> _GOAL_
Retype every line from the start of the data down to and including the line with "(0,0) rectangle (1179,458);". Skip the pictures.
--
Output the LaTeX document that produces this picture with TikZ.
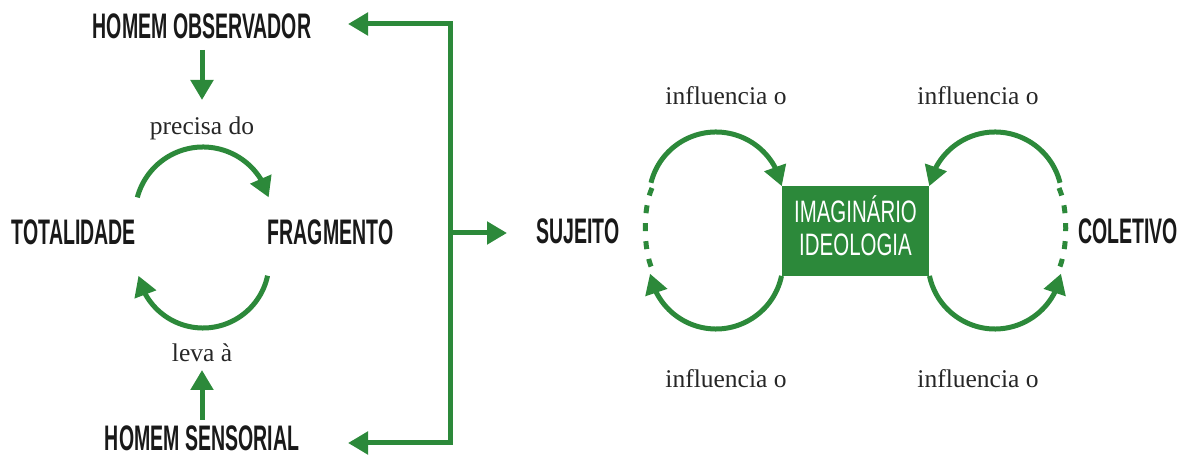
\documentclass[tikz,border=0pt]{standalone}
\usepackage{fontspec}
\setmainfont{Liberation Serif}
\newfontfamily\condb[FakeStretch=0.55]{Liberation Sans}
\newfontfamily\condr[FakeStretch=0.66]{Liberation Sans}
\usetikzlibrary{arrows.meta,bending}
\definecolor{gr}{RGB}{44,137,58}
\begin{document}
\begin{tikzpicture}[x=1pt,y=1pt,
  big/.style={font=\condb\bfseries\fontsize{35.5}{38}\selectfont, text=black!90, anchor=base, inner sep=0pt},
  lbl/.style={font=\fontsize{25.5}{28}\selectfont, text=black!85, anchor=base, inner sep=0pt},
  inbox/.style={font=\condr\fontsize{31}{34}\selectfont, text=white, anchor=base, inner sep=0pt},
  ln/.style={draw=gr, line width=5pt},
  arr/.style={ln, -{Triangle[width=22pt,length=20pt]}},
  dsh/.style={draw=gr, line width=5pt, line cap=butt, dash pattern=on 8pt off 10pt},
  boxst/.style={fill=gr, minimum width=147pt, minimum height=90pt, inner sep=0pt}
]
\useasboundingbox (0,0) rectangle (1179,458);

% left part
\node[big] (obs) at (202,419) {HOMEM OBSERVADOR};
\node[big] (sen) at (202,7.5) {HOMEM SENSORIAL};
\node[big] (tot) at (74,213) {TOTALIDADE};
\node[big] (fra) at (330.5,213) {FRAGMENTO};
\node[lbl] (prec) at (202,323) {precisa do};
\node[lbl] (leva) at (202,96) {leva à};

\coordinate (obsB) at (202,408);
\coordinate (precT) at (202,358);
\coordinate (senT) at (202,38);
\coordinate (levaB) at (202,88);
\draw[arr] (obsB) -- (precT);
\draw[arr] (senT) -- (levaB);

\coordinate (c1) at (203,243);
\coordinate (c2) at (203,196);
\draw[arr] ([shift={(165:68)}]c1) arc[start angle=165, end angle=15, radius=68];
\draw[arr] ([shift={(-12:66)}]c2) arc[start angle=-12, end angle=-168, radius=66];

% bracket
\coordinate (bt) at (450,434);
\coordinate (bb) at (450,15);
\coordinate (bm) at (450,225);
\coordinate (tipT) at (348,434);
\coordinate (tipB) at (348,15);
\coordinate (tipM) at (507,225);
\draw[ln, line cap=butt] (bt) -- (bb);
\draw[arr] ([xshift=2.5pt]bt) -- (tipT);
\draw[arr] ([xshift=2.5pt]bb) -- (tipB);
\draw[arr] (bm) -- (tipM);

% right part
\node[big] (suj) at (578,214.5) {SUJEITO};
\node[big] (col) at (1128,214) {COLETIVO};
\node[boxst] (box) at (855.5,227) {};
\node[inbox] (im) at (855.5,235) {IMAGINÁRIO};
\node[inbox] (id) at (855.5,202) {IDEOLOGIA};

\node[lbl] (l1) at (726,353) {influencia o};
\node[lbl] (l2) at (978,353) {influencia o};
\node[lbl] (l3) at (726,70) {influencia o};
\node[lbl] (l4) at (978,70) {influencia o};

% left loop
\coordinate (cl1) at (716,259);
\coordinate (cl2) at (716,196);
\draw[arr] ([shift={(166:67)}]cl1) arc[start angle=166, end angle=11, radius=67];
\draw[arr] ([shift={(-12:67)}]cl2) arc[start angle=-12, end angle=-170, radius=67];
\coordinate (dl1) at (652,270);
\coordinate (dl2) at (652,189);
\draw[dsh] (dl1) .. controls (643,250) and (643,210) .. (dl2);

% right loop
\coordinate (cr1) at (995,259);
\coordinate (cr2) at (995,196);
\draw[arr] ([shift={(14:67)}]cr1) arc[start angle=14, end angle=169, radius=67];
\draw[arr] ([shift={(-168:67)}]cr2) arc[start angle=-168, end angle=-10, radius=67];
\coordinate (dr1) at (1059,270);
\coordinate (dr2) at (1059,189);
\draw[dsh] (dr1) .. controls (1068,250) and (1068,210) .. (dr2);
\end{tikzpicture}
\end{document}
--
> _OUTPUT BELOW_
Output the LaTeX document that produces this picture with TikZ.
\documentclass[tikz,border=0pt]{standalone}
\usepackage{fontspec}
\setmainfont{Liberation Serif}
\newfontfamily\condb[FakeStretch=0.55]{Liberation Sans}
\newfontfamily\condr[FakeStretch=0.66]{Liberation Sans}
\usetikzlibrary{arrows.meta,bending}
\definecolor{gr}{RGB}{44,137,58}
\begin{document}
\begin{tikzpicture}[x=1pt,y=1pt,
  big/.style={font=\condb\bfseries\fontsize{35.5}{38}\selectfont, text=black!90, anchor=base, inner sep=0pt},
  lbl/.style={font=\fontsize{25.5}{28}\selectfont, text=black!85, anchor=base, inner sep=0pt},
  inbox/.style={font=\condr\fontsize{31}{34}\selectfont, text=white, anchor=base, inner sep=0pt},
  ln/.style={draw=gr, line width=5pt},
  arr/.style={ln, -{Triangle[width=22pt,length=20pt]}},
  dsh/.style={draw=gr, line width=5pt, line cap=butt, dash pattern=on 8pt off 10pt},
  boxst/.style={fill=gr, minimum width=147pt, minimum height=90pt, inner sep=0pt}
]
\useasboundingbox (0,0) rectangle (1179,458);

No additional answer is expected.